In fact, the statements above are contradicted by a litany of facts that offer a far more pessimistic view on the progress of the war. In fact, over the past week or so there have been several major pieces of evidence that demonstrate the extent to which the US military and now the White House are misleading the American people about the tenuous security situation in Afghanistan.
First the Wall Street Journal reported on a UN report about security in Afghanistan:
Internal United Nations maps show a marked deterioration of the security situation in Afghanistan during this year's fighting season, countering the Obama administration's optimistic assessments of military progress since the surge of additional American forces began a year ago.
In the October map, just as in March's, virtually all of southern Afghanistan—the focus of the coalition's military offensives—remained painted the red of "very high risk," with no noted security improvements. At the same time, the green belt of "low risk" districts in northern, central and western Afghanistan shriveled considerably.
The U.N.'s October map upgraded to "high risk" 16 previously more secure districts in Badghis, Sar-e-Pul, Balkh, Parwan, Baghlan, Samangan, Faryab, Laghman and Takhar provinces; only two previously "high risk" districts, one in Kunduz and one in Herat province, received a safer rating.
Today, McClatchy reports on the findings of the Afghanistan NGO Safety Office and in particular its reporting on deterioration in northern Afghanistan: (I heard similar things from their representative in Mazar in September):
"Absolutely, without any reservation, it is our opinion that the situation is a lot more insecure this year than it was last year," said Nic Lee, the director of the Afghanistan NGO Safety Office, an independent organization that analyzes security dangers for aid groups.
While U.S.-led forces have driven insurgents out of their strongholds in southern Afghanistan, Taliban advances in the rest of the country may have offset those gains, a cross section of year-end estimates suggests.
Insurgent attacks have jumped at least 66 percent this year, according to the Afghanistan NGO Safety Office. Security analysts say that Taliban shadow governors still exert control in all but one of Afghanistan's 34 provinces.
"I can't understand how they can say it is more secure than last year," said Hashim Mayar, the acting director of the Agency Coordinating Body for Afghan Relief, an umbrella group that represents more than 100 Afghan and international aid groups working in Afghanistan. "Insecurity has extended to some parts of the county that were relatively safe last year."
Perhaps most damningly, a recent Pentagon report to Congress drew similar conclusions:
The insurgency’s capabilities and operational reach have been qualitatively and geographically expanding, as evidenced by a greater frequency and wider dispersion of insurgent-initiated attacks; however, that spread is being increasingly challenged by the ISAF surge forces conducting operations. Despite the increase in ANSF and ISAF capabilities to counter insurgent attacks, the insurgents’ tactics, techniques, and procedures (TTPs) continue to evolve in sophistication. In addition, the insurgency continues to inhibit the expansion of a legitimate Afghan Government through an effective shadow governance process that provides dispute resolution, rule of law, and other traditional services in a number of areas.

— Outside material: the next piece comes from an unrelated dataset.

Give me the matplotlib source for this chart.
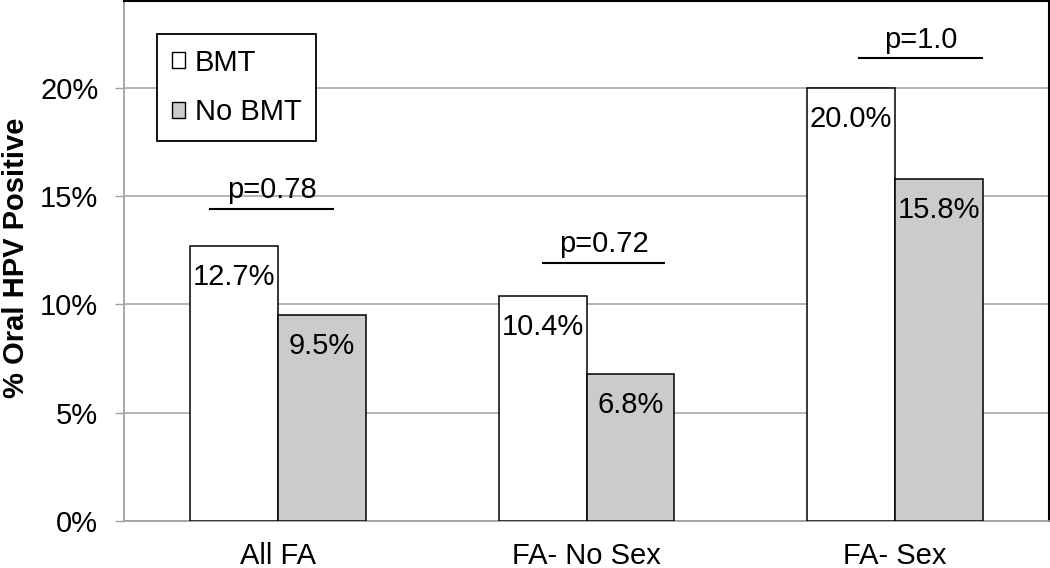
import matplotlib.pyplot as plt
import numpy as np
from matplotlib.patches import Patch

plt.rcParams['font.family'] = ['Liberation Sans', 'DejaVu Sans']

# data
categories = ['All FA', 'FA- No Sex', 'FA- Sex']
bmt = [12.7, 10.4, 20.0]
no_bmt = [9.5, 6.8, 15.8]
series_names = ['BMT', 'No BMT']

# p-value brackets: (label, x start, x end, y of line)
p_labels = ['p=0.78', 'p=0.72', 'p=1.0']
p_x0 = [-0.22, 0.858, 1.883]
p_x1 = [0.178, 1.252, 2.282]
p_y = [14.4, 11.9, 21.35]

fig = plt.figure(figsize=(10.5, 5.68), dpi=100)
ax = fig.add_axes([124 / 1050, 47 / 568, 925 / 1050, 520 / 568])

x = np.arange(len(categories))
w = 0.285
b1 = ax.bar(x - w / 2, bmt, w, color='white', edgecolor='black', linewidth=1.1, zorder=3)
b2 = ax.bar(x + w / 2, no_bmt, w, color='#cbcbcb', edgecolor='black', linewidth=1.1, zorder=3)

for bars, vals in [(b1, bmt), (b2, no_bmt)]:
    for rect, v in zip(bars, vals):
        ax.annotate('{:.1f}%'.format(v), (rect.get_x() + rect.get_width() / 2, v),
                    xytext=(0, -22.5), textcoords='offset points',
                    ha='center', va='center', fontsize=21, zorder=4)

for lab, a, b, yy in zip(p_labels, p_x0, p_x1, p_y):
    ax.plot([a, b], [yy, yy], color='black', linewidth=1.5, zorder=4)
    ax.text((a + b) / 2, yy + 0.5, lab, ha='center', va='baseline', fontsize=21, zorder=4)

ax.set_xlim(-0.5, 2.5)
ax.set_ylim(0, 24)
ax.set_yticks([0, 5, 10, 15, 20])
ax.set_yticklabels(['0%', '5%', '10%', '15%', '20%'])
ax.set_xticks(x)
ax.set_xticklabels(categories)
ax.tick_params(axis='y', length=6.5, width=1, color='#a0a0a0', pad=12, labelsize=21)
ax.tick_params(axis='x', length=0, pad=15, labelsize=21)
ax.yaxis.grid(True, color='#a0a0a0', linewidth=1.1, zorder=0)
ax.set_axisbelow(True)

for s in ['left', 'bottom']:
    ax.spines[s].set_color('#a0a0a0')
    ax.spines[s].set_linewidth(1.3)
for s in ['top', 'right']:
    ax.spines[s].set_color('black')
    ax.spines[s].set_linewidth(1.5)

fig.text(16 / 1050, 1 - 258 / 568, '% Oral HPV Positive', rotation=90, ha='center', va='center',
         fontsize=21, fontweight='bold')

handles = [Patch(facecolor='white', edgecolor='black', linewidth=1),
           Patch(facecolor='#cbcbcb', edgecolor='black', linewidth=1)]
leg = ax.legend(handles, series_names, loc='upper left', bbox_to_anchor=(33 / 925, 1 - 33 / 520),
                borderaxespad=0, fontsize=21, handlelength=0.45, handleheight=0.45,
                handletextpad=0.35, labelspacing=0.75, borderpad=0.5,
                fancybox=False, framealpha=1, edgecolor='black')
leg.get_frame().set_linewidth(1.3)

fig.savefig('out.png', dpi=100)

Keep in mind, this is a Pentagon report - and it appears to directly contradict the words of the President and the Secretary of Defense.
So what you have is a mountain of evidence indicating that the security situation in Afghanistan is worsening; that in particular, insurgents are making serious in-roads in the north and west of the country and putting once secure regions in greater risk; even as the US is putting greater pressure on Taliban insurgents in the South and East.
While it may be factually correct for Obama and Gates to suggest that the Taliban "control" less territory than they did before the surge this is a highly dubious claim since the Taliban's effectiveness is not really defined by territory as much as it is the ability to intimidate and influence the population, exert its influence in local communities and spread instability. This is a fact that is almost certainly understood by our military commanders in Afghanistan.
The simple fact is that the Administration's efforts to put a more positive spin on the increasingly tenuous security situation in Afghanistan is to gloss over the truth. Perhaps the most important story of the past year in Afghanistan is that even with the inclusion of more than 30,000 more US and NATO troops the security situation has worsened dramatically.
Now one can argue that this is a means to an end; a first stop on the road to progress. I don't find that personally credible, but it's certainly a legitimate argument for the Administration to make.
But it's quite another thing to play down the deterioration around the country; to cherry-pick improvements in areas of the country inundated with US troops as a reason for overall optimism; and to provide the American people with a decidedly one-sided and incomplete view of the war in Afghanistan. This, unfortunately, is what the White House and the military are trying to do.
To be blunt, it's becoming increasingly difficult to take anything the White House or the military says about the war in Afghanistan seriously.